In some ways the Badlands themselves are a key symbolic image for Arnold and despite the cosmopolitan feel and flavor to his music he is not reticent about discussing his origins and the way they have affected his outlook. “I come from South Dakota where there is a totally different lifestyle and a special way of looking at the world. It’s kind of naive, I almost want to say ‘nice.’ You are always supposed to be nice. And there is the landscape too. In my music you can hear many long tones which can be related to the wide open spaces you can see in South Dakota. I am only comfortable in New York because I live on the 6th floor and look down to lower Manhattan.”

“There is another thing that comes from my South Dakota farm background: I work all the time. Where I come from you get up at 4 in the morning and go to bed at 11 at night. It is understood that if you are going to get anywhere, or even survive you have to be getting things done all the time. And besides, it’s the work that’s important. One thing that I see in many musicians here–both jazz and classical–is that they do not really work that much. Some New Yorkers seem to be more interested in figuring out, ‘how will I get to this guy who is going to make that connection for me,’ and there is tremendous concern with social mobility.”

“Where I come from, people say what they mean and only say what they mean. They never go off on long explanations or avoid coming to the point. Maybe this is related to the minimalist character of the Variations. They reflect my personality. You might get three words out of me. I don’t talk much.”

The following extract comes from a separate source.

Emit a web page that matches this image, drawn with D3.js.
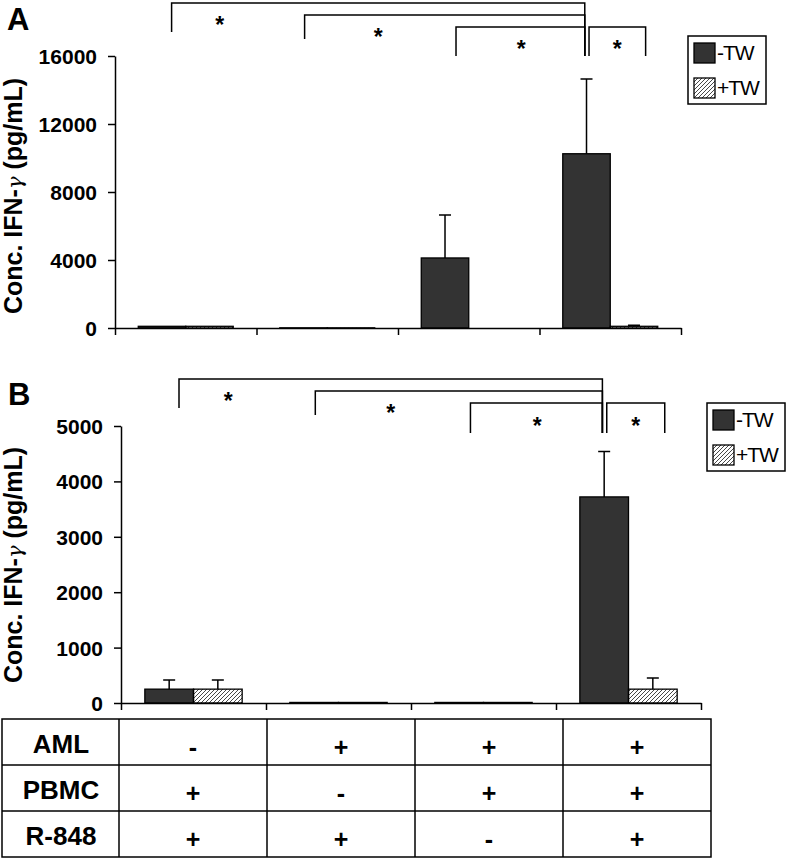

As Arnold rides off into the sunset, various record stores around the country are still trying to sort out the question of where to put his new recording. Jazz? Classical? It is even more complicated then that: two of the Variations are beings played on New Age radio stations because, according to Arnold, they are considered “contemplative and pretty sounding.” So you may have to search a bit. Don’t give up though; this is a fascinating recording and, after all, you are sure to find it somewhere.